## Task details
Copy out the listing that follows, exactly, without its pictures.
>> start Data extract
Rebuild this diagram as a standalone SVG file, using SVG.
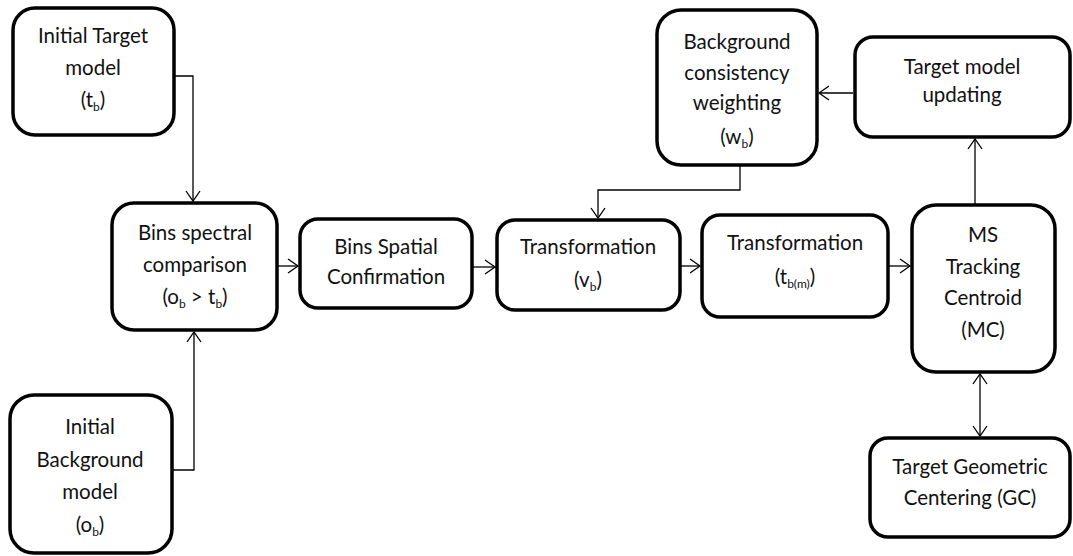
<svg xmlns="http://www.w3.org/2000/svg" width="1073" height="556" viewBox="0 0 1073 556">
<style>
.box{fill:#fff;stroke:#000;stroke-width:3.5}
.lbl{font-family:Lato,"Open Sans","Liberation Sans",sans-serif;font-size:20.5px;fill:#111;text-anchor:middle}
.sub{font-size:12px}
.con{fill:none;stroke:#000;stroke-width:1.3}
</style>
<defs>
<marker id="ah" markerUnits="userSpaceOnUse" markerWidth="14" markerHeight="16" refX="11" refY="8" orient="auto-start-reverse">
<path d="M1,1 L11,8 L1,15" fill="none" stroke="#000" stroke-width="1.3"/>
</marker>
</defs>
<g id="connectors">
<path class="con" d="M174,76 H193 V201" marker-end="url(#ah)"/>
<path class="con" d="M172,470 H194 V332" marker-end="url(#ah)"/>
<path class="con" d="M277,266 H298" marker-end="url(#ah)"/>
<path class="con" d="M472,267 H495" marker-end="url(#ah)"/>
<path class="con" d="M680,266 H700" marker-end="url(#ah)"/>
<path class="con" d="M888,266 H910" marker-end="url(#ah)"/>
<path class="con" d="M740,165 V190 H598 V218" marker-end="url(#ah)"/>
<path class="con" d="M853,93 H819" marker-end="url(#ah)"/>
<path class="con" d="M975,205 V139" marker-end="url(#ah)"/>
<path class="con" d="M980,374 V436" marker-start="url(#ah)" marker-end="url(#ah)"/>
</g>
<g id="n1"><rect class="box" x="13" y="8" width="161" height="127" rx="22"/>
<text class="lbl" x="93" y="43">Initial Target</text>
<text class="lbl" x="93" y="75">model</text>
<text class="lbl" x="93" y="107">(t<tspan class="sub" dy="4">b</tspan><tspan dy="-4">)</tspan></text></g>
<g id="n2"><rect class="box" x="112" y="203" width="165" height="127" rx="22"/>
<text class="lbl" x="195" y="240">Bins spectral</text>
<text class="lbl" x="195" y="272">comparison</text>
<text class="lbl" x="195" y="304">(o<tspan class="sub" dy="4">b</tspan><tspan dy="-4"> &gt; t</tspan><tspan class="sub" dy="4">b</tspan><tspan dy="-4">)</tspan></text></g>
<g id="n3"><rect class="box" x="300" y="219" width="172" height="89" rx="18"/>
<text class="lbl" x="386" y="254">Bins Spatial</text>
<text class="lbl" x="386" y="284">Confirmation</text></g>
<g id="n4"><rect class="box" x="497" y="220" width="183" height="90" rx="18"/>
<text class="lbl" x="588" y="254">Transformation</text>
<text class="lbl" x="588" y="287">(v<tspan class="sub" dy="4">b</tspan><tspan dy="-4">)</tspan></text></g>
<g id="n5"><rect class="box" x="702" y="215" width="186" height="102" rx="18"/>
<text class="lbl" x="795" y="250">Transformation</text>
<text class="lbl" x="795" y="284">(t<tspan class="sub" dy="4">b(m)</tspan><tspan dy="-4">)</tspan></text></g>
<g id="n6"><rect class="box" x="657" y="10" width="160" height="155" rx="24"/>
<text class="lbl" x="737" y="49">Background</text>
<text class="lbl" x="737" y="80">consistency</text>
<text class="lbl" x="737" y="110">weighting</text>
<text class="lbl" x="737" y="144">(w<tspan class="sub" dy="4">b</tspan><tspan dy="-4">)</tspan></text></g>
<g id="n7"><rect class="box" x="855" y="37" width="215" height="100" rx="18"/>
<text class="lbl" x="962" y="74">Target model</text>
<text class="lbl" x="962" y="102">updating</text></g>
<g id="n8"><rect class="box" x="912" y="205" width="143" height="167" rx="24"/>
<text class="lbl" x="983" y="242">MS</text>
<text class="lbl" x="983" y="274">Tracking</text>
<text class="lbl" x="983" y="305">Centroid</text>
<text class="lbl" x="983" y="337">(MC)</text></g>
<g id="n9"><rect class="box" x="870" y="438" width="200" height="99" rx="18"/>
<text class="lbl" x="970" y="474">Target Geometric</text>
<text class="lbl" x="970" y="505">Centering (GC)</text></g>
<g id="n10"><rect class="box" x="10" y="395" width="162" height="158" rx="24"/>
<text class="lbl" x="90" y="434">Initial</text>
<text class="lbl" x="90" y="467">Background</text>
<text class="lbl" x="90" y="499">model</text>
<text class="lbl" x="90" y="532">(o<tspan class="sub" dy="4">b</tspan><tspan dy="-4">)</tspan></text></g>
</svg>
>> end Data extract
## Answer to the problem
Rebuild this diagram as a standalone SVG file, using SVG.
<svg xmlns="http://www.w3.org/2000/svg" width="1073" height="556" viewBox="0 0 1073 556">
<style>
.box{fill:#fff;stroke:#000;stroke-width:3.5}
.lbl{font-family:Lato,"Open Sans","Liberation Sans",sans-serif;font-size:20.5px;fill:#111;text-anchor:middle}
.sub{font-size:12px}
.con{fill:none;stroke:#000;stroke-width:1.3}
</style>
<defs>
<marker id="ah" markerUnits="userSpaceOnUse" markerWidth="14" markerHeight="16" refX="11" refY="8" orient="auto-start-reverse">
<path d="M1,1 L11,8 L1,15" fill="none" stroke="#000" stroke-width="1.3"/>
</marker>
</defs>
<g id="connectors">
<path class="con" d="M174,76 H193 V201" marker-end="url(#ah)"/>
<path class="con" d="M172,470 H194 V332" marker-end="url(#ah)"/>
<path class="con" d="M277,266 H298" marker-end="url(#ah)"/>
<path class="con" d="M472,267 H495" marker-end="url(#ah)"/>
<path class="con" d="M680,266 H700" marker-end="url(#ah)"/>
<path class="con" d="M888,266 H910" marker-end="url(#ah)"/>
<path class="con" d="M740,165 V190 H598 V218" marker-end="url(#ah)"/>
<path class="con" d="M853,93 H819" marker-end="url(#ah)"/>
<path class="con" d="M975,205 V139" marker-end="url(#ah)"/>
<path class="con" d="M980,374 V436" marker-start="url(#ah)" marker-end="url(#ah)"/>
</g>
<g id="n1"><rect class="box" x="13" y="8" width="161" height="127" rx="22"/>
<text class="lbl" x="93" y="43">Initial Target</text>
<text class="lbl" x="93" y="75">model</text>
<text class="lbl" x="93" y="107">(t<tspan class="sub" dy="4">b</tspan><tspan dy="-4">)</tspan></text></g>
<g id="n2"><rect class="box" x="112" y="203" width="165" height="127" rx="22"/>
<text class="lbl" x="195" y="240">Bins spectral</text>
<text class="lbl" x="195" y="272">comparison</text>
<text class="lbl" x="195" y="304">(o<tspan class="sub" dy="4">b</tspan><tspan dy="-4"> &gt; t</tspan><tspan class="sub" dy="4">b</tspan><tspan dy="-4">)</tspan></text></g>
<g id="n3"><rect class="box" x="300" y="219" width="172" height="89" rx="18"/>
<text class="lbl" x="386" y="254">Bins Spatial</text>
<text class="lbl" x="386" y="284">Confirmation</text></g>
<g id="n4"><rect class="box" x="497" y="220" width="183" height="90" rx="18"/>
<text class="lbl" x="588" y="254">Transformation</text>
<text class="lbl" x="588" y="287">(v<tspan class="sub" dy="4">b</tspan><tspan dy="-4">)</tspan></text></g>
<g id="n5"><rect class="box" x="702" y="215" width="186" height="102" rx="18"/>
<text class="lbl" x="795" y="250">Transformation</text>
<text class="lbl" x="795" y="284">(t<tspan class="sub" dy="4">b(m)</tspan><tspan dy="-4">)</tspan></text></g>
<g id="n6"><rect class="box" x="657" y="10" width="160" height="155" rx="24"/>
<text class="lbl" x="737" y="49">Background</text>
<text class="lbl" x="737" y="80">consistency</text>
<text class="lbl" x="737" y="110">weighting</text>
<text class="lbl" x="737" y="144">(w<tspan class="sub" dy="4">b</tspan><tspan dy="-4">)</tspan></text></g>
<g id="n7"><rect class="box" x="855" y="37" width="215" height="100" rx="18"/>
<text class="lbl" x="962" y="74">Target model</text>
<text class="lbl" x="962" y="102">updating</text></g>
<g id="n8"><rect class="box" x="912" y="205" width="143" height="167" rx="24"/>
<text class="lbl" x="983" y="242">MS</text>
<text class="lbl" x="983" y="274">Tracking</text>
<text class="lbl" x="983" y="305">Centroid</text>
<text class="lbl" x="983" y="337">(MC)</text></g>
<g id="n9"><rect class="box" x="870" y="438" width="200" height="99" rx="18"/>
<text class="lbl" x="970" y="474">Target Geometric</text>
<text class="lbl" x="970" y="505">Centering (GC)</text></g>
<g id="n10"><rect class="box" x="10" y="395" width="162" height="158" rx="24"/>
<text class="lbl" x="90" y="434">Initial</text>
<text class="lbl" x="90" y="467">Background</text>
<text class="lbl" x="90" y="499">model</text>
<text class="lbl" x="90" y="532">(o<tspan class="sub" dy="4">b</tspan><tspan dy="-4">)</tspan></text></g>
</svg>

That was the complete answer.